Give an exact copy of every line, leaving images out.

(Collection entries)
◇ ◇ ◇ ◇ ◇ ◇ ◇

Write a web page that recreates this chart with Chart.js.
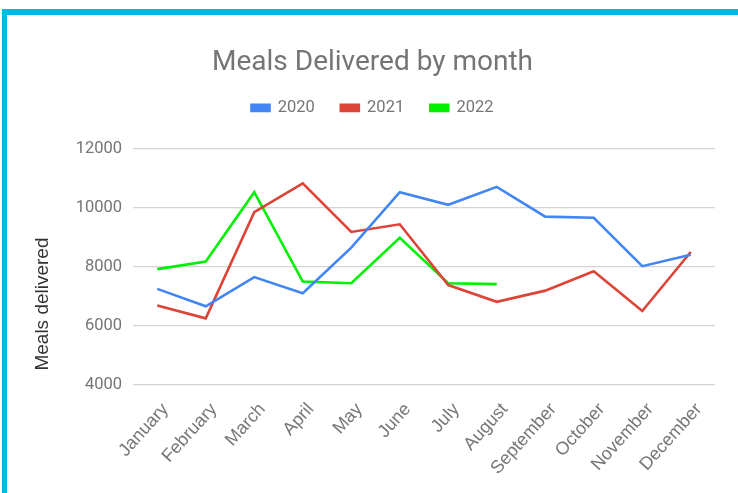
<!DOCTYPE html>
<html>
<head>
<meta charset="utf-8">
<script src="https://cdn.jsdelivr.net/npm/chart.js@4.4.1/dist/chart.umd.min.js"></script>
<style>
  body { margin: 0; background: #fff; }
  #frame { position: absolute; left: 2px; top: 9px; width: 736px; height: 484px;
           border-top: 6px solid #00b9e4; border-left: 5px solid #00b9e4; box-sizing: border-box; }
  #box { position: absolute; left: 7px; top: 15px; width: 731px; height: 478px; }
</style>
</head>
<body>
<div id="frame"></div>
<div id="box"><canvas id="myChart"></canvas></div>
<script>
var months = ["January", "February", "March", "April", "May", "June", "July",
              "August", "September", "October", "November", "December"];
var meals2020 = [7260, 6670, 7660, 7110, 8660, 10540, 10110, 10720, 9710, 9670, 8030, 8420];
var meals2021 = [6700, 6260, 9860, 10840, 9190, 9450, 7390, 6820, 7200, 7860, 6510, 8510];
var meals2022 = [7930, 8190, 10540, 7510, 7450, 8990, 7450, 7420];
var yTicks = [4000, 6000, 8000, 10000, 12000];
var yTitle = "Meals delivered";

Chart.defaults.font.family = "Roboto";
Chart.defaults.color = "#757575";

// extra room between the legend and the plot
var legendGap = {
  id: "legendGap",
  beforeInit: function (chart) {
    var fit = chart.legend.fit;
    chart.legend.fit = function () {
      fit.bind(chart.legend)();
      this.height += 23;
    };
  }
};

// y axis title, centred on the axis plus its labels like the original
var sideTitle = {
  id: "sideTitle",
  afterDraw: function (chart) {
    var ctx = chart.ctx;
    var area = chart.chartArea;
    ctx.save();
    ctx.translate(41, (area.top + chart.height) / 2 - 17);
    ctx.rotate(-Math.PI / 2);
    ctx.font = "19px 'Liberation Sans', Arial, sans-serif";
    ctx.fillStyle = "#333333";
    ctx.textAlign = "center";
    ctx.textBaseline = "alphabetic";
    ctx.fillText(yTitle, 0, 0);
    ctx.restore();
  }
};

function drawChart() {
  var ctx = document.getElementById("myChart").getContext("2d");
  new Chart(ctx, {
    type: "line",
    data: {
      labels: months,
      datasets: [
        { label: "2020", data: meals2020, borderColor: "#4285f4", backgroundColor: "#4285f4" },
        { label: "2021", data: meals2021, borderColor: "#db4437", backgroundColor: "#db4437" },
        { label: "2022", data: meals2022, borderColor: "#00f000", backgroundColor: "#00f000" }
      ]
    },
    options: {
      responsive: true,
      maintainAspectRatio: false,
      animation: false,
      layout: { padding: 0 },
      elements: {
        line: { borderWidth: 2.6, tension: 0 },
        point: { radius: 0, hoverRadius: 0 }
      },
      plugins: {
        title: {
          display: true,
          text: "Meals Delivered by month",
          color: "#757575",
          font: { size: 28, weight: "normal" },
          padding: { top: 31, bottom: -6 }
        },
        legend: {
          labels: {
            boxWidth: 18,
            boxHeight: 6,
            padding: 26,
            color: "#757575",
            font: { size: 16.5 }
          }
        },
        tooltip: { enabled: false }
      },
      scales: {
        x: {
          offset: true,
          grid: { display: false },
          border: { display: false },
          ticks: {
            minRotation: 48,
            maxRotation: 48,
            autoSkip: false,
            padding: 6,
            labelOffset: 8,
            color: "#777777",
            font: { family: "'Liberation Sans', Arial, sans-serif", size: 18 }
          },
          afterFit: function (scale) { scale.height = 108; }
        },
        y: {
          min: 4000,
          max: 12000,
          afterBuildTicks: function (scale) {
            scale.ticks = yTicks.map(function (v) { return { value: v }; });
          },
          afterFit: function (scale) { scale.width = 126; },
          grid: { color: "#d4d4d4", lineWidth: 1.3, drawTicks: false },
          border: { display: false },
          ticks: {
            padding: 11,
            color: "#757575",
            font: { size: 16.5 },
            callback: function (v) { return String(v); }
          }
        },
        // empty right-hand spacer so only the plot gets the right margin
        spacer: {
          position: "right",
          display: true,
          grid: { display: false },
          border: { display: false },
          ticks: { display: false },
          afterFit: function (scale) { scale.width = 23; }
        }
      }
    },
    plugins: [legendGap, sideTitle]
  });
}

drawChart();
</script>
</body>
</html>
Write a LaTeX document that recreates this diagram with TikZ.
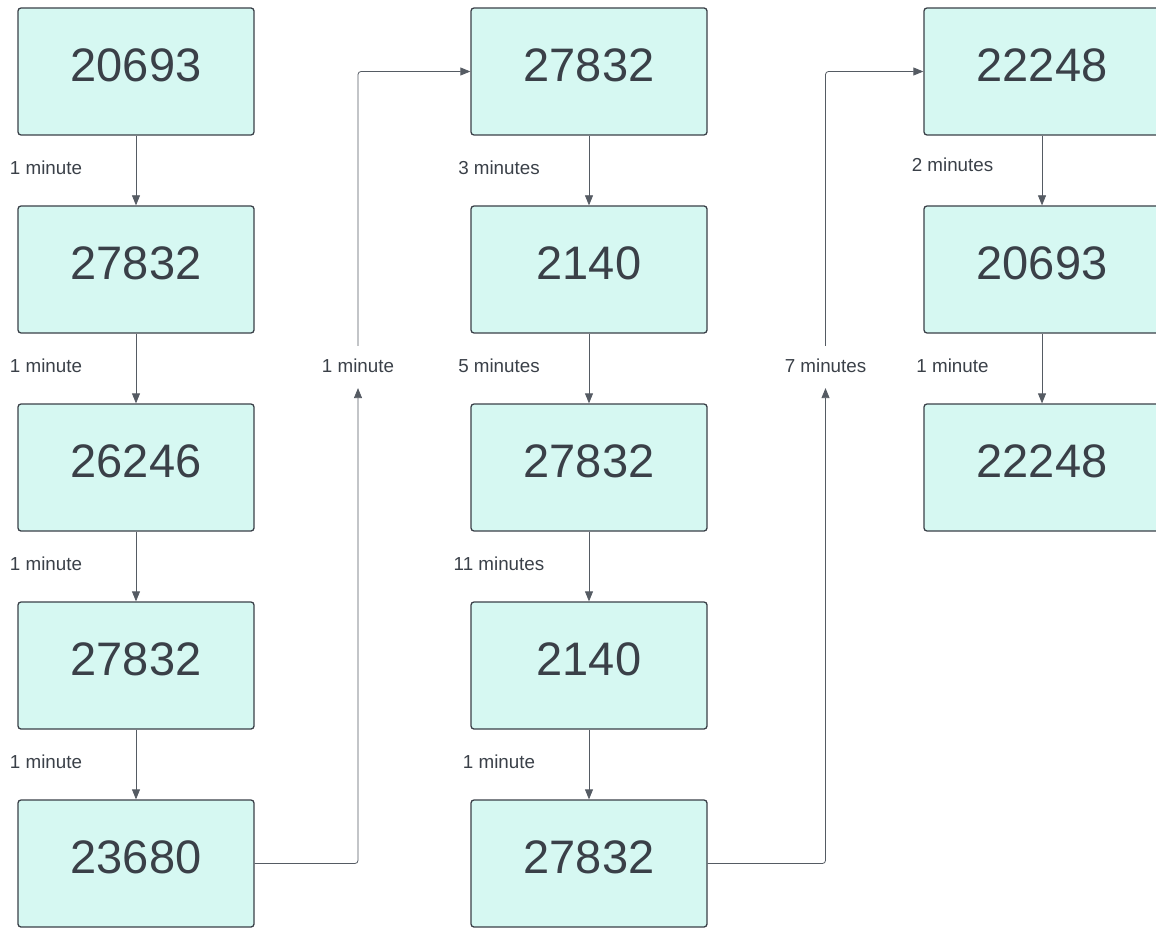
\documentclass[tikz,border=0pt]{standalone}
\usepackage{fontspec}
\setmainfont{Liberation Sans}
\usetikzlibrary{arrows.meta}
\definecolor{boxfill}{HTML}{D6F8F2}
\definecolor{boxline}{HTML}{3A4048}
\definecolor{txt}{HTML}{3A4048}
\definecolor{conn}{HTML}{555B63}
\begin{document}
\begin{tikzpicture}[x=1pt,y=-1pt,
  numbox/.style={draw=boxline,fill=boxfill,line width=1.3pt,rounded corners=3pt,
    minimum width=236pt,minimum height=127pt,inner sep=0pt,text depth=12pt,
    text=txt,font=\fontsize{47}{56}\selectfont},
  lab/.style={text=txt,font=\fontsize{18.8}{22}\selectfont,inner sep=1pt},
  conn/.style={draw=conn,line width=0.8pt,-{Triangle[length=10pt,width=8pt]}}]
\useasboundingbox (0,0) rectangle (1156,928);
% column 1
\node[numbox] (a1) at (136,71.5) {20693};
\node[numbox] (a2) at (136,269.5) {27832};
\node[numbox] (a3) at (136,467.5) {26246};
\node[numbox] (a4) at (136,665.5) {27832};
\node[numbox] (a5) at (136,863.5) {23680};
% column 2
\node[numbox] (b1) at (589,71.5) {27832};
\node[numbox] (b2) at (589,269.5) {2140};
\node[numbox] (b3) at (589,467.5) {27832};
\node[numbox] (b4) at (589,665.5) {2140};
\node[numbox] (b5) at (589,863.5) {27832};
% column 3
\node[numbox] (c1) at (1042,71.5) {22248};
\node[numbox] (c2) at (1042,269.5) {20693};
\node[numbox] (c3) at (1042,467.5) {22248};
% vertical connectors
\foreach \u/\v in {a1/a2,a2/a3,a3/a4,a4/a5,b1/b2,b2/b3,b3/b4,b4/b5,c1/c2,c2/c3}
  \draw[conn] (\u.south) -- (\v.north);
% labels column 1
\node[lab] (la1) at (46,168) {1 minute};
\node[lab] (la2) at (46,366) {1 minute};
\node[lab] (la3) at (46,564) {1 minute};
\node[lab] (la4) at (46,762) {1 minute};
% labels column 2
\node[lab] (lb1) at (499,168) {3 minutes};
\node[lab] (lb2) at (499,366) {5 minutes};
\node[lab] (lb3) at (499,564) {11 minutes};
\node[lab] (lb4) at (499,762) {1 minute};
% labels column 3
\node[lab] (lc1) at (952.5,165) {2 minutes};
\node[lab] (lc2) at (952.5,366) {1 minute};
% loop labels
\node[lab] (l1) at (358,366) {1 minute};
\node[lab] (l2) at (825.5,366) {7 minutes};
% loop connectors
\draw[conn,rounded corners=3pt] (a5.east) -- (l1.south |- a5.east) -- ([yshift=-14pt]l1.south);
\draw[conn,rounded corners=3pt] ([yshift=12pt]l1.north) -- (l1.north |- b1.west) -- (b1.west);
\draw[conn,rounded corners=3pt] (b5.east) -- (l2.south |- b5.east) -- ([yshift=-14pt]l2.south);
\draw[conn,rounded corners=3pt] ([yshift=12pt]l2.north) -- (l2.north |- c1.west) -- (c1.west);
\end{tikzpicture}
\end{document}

◇ ◇ ◇ ◇ ◇ ◇ ◇

# Answer to this task
Write a web page that recreates this chart with Chart.js.
<!DOCTYPE html>
<html>
<head>
<meta charset="utf-8">
<script src="https://cdn.jsdelivr.net/npm/chart.js@4.4.1/dist/chart.umd.min.js"></script>
<style>
  body { margin: 0; background: #fff; }
  #frame { position: absolute; left: 2px; top: 9px; width: 736px; height: 484px;
           border-top: 6px solid #00b9e4; border-left: 5px solid #00b9e4; box-sizing: border-box; }
  #box { position: absolute; left: 7px; top: 15px; width: 731px; height: 478px; }
</style>
</head>
<body>
<div id="frame"></div>
<div id="box"><canvas id="myChart"></canvas></div>
<script>
var months = ["January", "February", "March", "April", "May", "June", "July",
              "August", "September", "October", "November", "December"];
var meals2020 = [7260, 6670, 7660, 7110, 8660, 10540, 10110, 10720, 9710, 9670, 8030, 8420];
var meals2021 = [6700, 6260, 9860, 10840, 9190, 9450, 7390, 6820, 7200, 7860, 6510, 8510];
var meals2022 = [7930, 8190, 10540, 7510, 7450, 8990, 7450, 7420];
var yTicks = [4000, 6000, 8000, 10000, 12000];
var yTitle = "Meals delivered";

Chart.defaults.font.family = "Roboto";
Chart.defaults.color = "#757575";

// extra room between the legend and the plot
var legendGap = {
  id: "legendGap",
  beforeInit: function (chart) {
    var fit = chart.legend.fit;
    chart.legend.fit = function () {
      fit.bind(chart.legend)();
      this.height += 23;
    };
  }
};

// y axis title, centred on the axis plus its labels like the original
var sideTitle = {
  id: "sideTitle",
  afterDraw: function (chart) {
    var ctx = chart.ctx;
    var area = chart.chartArea;
    ctx.save();
    ctx.translate(41, (area.top + chart.height) / 2 - 17);
    ctx.rotate(-Math.PI / 2);
    ctx.font = "19px 'Liberation Sans', Arial, sans-serif";
    ctx.fillStyle = "#333333";
    ctx.textAlign = "center";
    ctx.textBaseline = "alphabetic";
    ctx.fillText(yTitle, 0, 0);
    ctx.restore();
  }
};

function drawChart() {
  var ctx = document.getElementById("myChart").getContext("2d");
  new Chart(ctx, {
    type: "line",
    data: {
      labels: months,
      datasets: [
        { label: "2020", data: meals2020, borderColor: "#4285f4", backgroundColor: "#4285f4" },
        { label: "2021", data: meals2021, borderColor: "#db4437", backgroundColor: "#db4437" },
        { label: "2022", data: meals2022, borderColor: "#00f000", backgroundColor: "#00f000" }
      ]
    },
    options: {
      responsive: true,
      maintainAspectRatio: false,
      animation: false,
      layout: { padding: 0 },
      elements: {
        line: { borderWidth: 2.6, tension: 0 },
        point: { radius: 0, hoverRadius: 0 }
      },
      plugins: {
        title: {
          display: true,
          text: "Meals Delivered by month",
          color: "#757575",
          font: { size: 28, weight: "normal" },
          padding: { top: 31, bottom: -6 }
        },
        legend: {
          labels: {
            boxWidth: 18,
            boxHeight: 6,
            padding: 26,
            color: "#757575",
            font: { size: 16.5 }
          }
        },
        tooltip: { enabled: false }
      },
      scales: {
        x: {
          offset: true,
          grid: { display: false },
          border: { display: false },
          ticks: {
            minRotation: 48,
            maxRotation: 48,
            autoSkip: false,
            padding: 6,
            labelOffset: 8,
            color: "#777777",
            font: { family: "'Liberation Sans', Arial, sans-serif", size: 18 }
          },
          afterFit: function (scale) { scale.height = 108; }
        },
        y: {
          min: 4000,
          max: 12000,
          afterBuildTicks: function (scale) {
            scale.ticks = yTicks.map(function (v) { return { value: v }; });
          },
          afterFit: function (scale) { scale.width = 126; },
          grid: { color: "#d4d4d4", lineWidth: 1.3, drawTicks: false },
          border: { display: false },
          ticks: {
            padding: 11,
            color: "#757575",
            font: { size: 16.5 },
            callback: function (v) { return String(v); }
          }
        },
        // empty right-hand spacer so only the plot gets the right margin
        spacer: {
          position: "right",
          display: true,
          grid: { display: false },
          border: { display: false },
          ticks: { display: false },
          afterFit: function (scale) { scale.width = 23; }
        }
      }
    },
    plugins: [legendGap, sideTitle]
  });
}

drawChart();
</script>
</body>
</html>
Write a LaTeX document that recreates this diagram with TikZ.
\documentclass[tikz,border=0pt]{standalone}
\usepackage{fontspec}
\setmainfont{Liberation Sans}
\usetikzlibrary{arrows.meta}
\definecolor{boxfill}{HTML}{D6F8F2}
\definecolor{boxline}{HTML}{3A4048}
\definecolor{txt}{HTML}{3A4048}
\definecolor{conn}{HTML}{555B63}
\begin{document}
\begin{tikzpicture}[x=1pt,y=-1pt,
  numbox/.style={draw=boxline,fill=boxfill,line width=1.3pt,rounded corners=3pt,
    minimum width=236pt,minimum height=127pt,inner sep=0pt,text depth=12pt,
    text=txt,font=\fontsize{47}{56}\selectfont},
  lab/.style={text=txt,font=\fontsize{18.8}{22}\selectfont,inner sep=1pt},
  conn/.style={draw=conn,line width=0.8pt,-{Triangle[length=10pt,width=8pt]}}]
\useasboundingbox (0,0) rectangle (1156,928);
% column 1
\node[numbox] (a1) at (136,71.5) {20693};
\node[numbox] (a2) at (136,269.5) {27832};
\node[numbox] (a3) at (136,467.5) {26246};
\node[numbox] (a4) at (136,665.5) {27832};
\node[numbox] (a5) at (136,863.5) {23680};
% column 2
\node[numbox] (b1) at (589,71.5) {27832};
\node[numbox] (b2) at (589,269.5) {2140};
\node[numbox] (b3) at (589,467.5) {27832};
\node[numbox] (b4) at (589,665.5) {2140};
\node[numbox] (b5) at (589,863.5) {27832};
% column 3
\node[numbox] (c1) at (1042,71.5) {22248};
\node[numbox] (c2) at (1042,269.5) {20693};
\node[numbox] (c3) at (1042,467.5) {22248};
% vertical connectors
\foreach \u/\v in {a1/a2,a2/a3,a3/a4,a4/a5,b1/b2,b2/b3,b3/b4,b4/b5,c1/c2,c2/c3}
  \draw[conn] (\u.south) -- (\v.north);
% labels column 1
\node[lab] (la1) at (46,168) {1 minute};
\node[lab] (la2) at (46,366) {1 minute};
\node[lab] (la3) at (46,564) {1 minute};
\node[lab] (la4) at (46,762) {1 minute};
% labels column 2
\node[lab] (lb1) at (499,168) {3 minutes};
\node[lab] (lb2) at (499,366) {5 minutes};
\node[lab] (lb3) at (499,564) {11 minutes};
\node[lab] (lb4) at (499,762) {1 minute};
% labels column 3
\node[lab] (lc1) at (952.5,165) {2 minutes};
\node[lab] (lc2) at (952.5,366) {1 minute};
% loop labels
\node[lab] (l1) at (358,366) {1 minute};
\node[lab] (l2) at (825.5,366) {7 minutes};
% loop connectors
\draw[conn,rounded corners=3pt] (a5.east) -- (l1.south |- a5.east) -- ([yshift=-14pt]l1.south);
\draw[conn,rounded corners=3pt] ([yshift=12pt]l1.north) -- (l1.north |- b1.west) -- (b1.west);
\draw[conn,rounded corners=3pt] (b5.east) -- (l2.south |- b5.east) -- ([yshift=-14pt]l2.south);
\draw[conn,rounded corners=3pt] ([yshift=12pt]l2.north) -- (l2.north |- c1.west) -- (c1.west);
\end{tikzpicture}
\end{document}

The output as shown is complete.